** Given instruction **
Provide only the number of lines in the data below that contain the string "this".

** Entries **

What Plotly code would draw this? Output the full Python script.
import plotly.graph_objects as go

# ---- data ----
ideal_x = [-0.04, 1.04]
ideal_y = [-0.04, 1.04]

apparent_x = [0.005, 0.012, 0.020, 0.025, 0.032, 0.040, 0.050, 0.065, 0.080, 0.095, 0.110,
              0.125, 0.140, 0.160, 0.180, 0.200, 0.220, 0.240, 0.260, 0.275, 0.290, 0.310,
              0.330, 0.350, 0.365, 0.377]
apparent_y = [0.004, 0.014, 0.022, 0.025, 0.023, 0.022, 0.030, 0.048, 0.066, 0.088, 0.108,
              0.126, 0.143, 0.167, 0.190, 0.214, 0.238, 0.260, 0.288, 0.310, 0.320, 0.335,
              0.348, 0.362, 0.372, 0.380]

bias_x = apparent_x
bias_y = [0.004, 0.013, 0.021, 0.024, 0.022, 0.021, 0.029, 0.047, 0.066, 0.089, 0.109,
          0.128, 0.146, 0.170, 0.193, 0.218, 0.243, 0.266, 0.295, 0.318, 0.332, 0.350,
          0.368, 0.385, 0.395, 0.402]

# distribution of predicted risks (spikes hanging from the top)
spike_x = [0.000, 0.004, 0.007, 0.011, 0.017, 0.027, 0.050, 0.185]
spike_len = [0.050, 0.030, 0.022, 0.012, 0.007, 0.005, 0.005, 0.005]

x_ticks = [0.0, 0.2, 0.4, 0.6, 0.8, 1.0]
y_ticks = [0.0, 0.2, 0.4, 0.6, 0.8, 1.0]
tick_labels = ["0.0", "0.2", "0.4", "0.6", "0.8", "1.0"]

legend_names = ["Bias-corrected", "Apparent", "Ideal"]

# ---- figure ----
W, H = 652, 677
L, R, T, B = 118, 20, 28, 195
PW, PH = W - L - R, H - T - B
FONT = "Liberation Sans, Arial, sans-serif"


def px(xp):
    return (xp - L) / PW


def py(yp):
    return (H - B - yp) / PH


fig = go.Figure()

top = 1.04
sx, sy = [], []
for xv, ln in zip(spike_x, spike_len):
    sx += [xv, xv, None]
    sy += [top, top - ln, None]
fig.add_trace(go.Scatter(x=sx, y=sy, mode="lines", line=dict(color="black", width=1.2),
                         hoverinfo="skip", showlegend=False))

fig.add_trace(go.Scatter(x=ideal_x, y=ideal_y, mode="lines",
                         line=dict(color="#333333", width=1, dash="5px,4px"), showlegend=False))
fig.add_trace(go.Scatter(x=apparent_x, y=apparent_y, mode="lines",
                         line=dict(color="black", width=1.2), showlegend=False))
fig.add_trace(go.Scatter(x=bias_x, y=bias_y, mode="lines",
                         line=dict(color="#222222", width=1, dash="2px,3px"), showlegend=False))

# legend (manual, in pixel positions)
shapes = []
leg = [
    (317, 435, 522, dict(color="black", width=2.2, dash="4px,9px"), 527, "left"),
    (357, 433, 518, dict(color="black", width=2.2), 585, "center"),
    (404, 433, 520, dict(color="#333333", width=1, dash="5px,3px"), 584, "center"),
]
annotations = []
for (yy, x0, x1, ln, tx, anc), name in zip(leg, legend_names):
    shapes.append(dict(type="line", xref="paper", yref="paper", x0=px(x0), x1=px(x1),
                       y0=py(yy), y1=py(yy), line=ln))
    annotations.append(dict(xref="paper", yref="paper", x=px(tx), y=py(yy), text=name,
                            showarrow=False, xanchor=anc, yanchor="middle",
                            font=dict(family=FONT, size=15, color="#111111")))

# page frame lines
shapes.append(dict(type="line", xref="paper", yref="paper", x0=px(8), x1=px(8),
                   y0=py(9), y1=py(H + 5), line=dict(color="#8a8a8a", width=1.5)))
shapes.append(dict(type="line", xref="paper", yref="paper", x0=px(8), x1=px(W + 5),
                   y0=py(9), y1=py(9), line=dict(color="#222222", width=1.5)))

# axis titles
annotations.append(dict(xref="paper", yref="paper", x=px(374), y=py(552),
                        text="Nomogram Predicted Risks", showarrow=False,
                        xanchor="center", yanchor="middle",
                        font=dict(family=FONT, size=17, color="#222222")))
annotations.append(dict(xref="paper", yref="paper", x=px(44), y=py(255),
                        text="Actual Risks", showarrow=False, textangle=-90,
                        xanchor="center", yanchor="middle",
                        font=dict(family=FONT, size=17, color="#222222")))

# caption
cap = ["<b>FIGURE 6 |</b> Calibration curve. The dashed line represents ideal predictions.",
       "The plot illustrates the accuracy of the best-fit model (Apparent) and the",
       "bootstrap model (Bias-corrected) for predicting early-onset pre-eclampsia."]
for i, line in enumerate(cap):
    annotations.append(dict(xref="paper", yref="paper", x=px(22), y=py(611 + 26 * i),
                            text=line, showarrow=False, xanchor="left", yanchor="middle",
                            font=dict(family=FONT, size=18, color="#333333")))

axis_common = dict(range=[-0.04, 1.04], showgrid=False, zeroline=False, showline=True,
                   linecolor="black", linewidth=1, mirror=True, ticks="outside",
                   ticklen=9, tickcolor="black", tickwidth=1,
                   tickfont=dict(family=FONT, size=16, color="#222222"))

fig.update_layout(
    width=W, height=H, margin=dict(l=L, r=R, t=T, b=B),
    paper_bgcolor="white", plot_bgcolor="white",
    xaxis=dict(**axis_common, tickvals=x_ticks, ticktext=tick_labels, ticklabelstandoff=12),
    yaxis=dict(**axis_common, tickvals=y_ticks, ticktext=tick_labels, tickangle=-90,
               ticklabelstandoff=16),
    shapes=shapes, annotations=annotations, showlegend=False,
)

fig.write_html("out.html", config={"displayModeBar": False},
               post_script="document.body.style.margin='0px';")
---
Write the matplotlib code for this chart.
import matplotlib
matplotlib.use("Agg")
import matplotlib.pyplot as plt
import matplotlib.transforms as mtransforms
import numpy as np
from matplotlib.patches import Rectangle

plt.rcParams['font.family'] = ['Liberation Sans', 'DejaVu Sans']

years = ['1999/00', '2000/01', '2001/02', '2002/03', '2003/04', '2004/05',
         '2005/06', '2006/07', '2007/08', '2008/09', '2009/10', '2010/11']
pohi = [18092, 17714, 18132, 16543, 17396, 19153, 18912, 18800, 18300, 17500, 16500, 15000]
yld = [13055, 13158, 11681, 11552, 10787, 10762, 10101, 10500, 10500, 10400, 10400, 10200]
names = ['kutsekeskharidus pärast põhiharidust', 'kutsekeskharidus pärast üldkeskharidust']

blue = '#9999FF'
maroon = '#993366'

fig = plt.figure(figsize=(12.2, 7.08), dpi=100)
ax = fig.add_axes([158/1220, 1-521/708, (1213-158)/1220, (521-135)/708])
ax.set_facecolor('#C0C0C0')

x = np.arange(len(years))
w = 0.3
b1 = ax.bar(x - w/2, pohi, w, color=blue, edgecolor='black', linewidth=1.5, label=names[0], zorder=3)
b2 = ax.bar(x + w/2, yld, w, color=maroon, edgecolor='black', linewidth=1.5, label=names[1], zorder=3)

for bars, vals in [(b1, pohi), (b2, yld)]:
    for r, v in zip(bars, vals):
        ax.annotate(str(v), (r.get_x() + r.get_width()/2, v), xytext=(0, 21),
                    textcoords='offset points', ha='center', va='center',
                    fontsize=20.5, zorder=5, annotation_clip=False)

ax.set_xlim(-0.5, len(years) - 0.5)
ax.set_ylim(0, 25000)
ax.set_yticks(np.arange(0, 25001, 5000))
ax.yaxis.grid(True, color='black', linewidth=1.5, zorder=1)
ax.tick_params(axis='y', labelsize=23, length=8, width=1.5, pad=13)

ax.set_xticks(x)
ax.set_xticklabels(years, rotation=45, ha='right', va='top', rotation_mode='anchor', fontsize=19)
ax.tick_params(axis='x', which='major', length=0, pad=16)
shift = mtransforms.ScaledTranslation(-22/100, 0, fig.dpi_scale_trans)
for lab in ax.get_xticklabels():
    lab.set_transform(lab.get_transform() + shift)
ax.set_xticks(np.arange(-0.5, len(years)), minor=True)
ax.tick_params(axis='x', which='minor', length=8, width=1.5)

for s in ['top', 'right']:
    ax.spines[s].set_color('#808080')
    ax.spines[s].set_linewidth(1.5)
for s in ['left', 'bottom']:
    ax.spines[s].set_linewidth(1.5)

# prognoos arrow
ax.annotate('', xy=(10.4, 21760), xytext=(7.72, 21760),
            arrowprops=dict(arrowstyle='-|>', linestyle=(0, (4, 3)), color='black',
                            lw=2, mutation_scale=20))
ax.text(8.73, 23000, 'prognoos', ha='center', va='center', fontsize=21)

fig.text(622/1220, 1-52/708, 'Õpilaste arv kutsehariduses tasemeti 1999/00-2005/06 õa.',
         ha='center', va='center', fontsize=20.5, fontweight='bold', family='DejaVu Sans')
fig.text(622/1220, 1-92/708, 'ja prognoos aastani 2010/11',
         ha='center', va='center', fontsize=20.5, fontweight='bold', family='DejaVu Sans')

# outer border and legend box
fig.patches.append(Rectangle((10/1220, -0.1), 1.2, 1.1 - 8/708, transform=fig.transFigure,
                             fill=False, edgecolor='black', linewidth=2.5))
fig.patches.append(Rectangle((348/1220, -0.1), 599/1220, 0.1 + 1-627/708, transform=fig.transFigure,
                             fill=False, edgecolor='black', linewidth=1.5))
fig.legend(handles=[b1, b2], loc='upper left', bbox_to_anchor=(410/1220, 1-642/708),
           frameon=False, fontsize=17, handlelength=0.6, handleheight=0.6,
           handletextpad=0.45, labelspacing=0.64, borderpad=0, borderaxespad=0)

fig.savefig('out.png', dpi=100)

** Exercise response **
2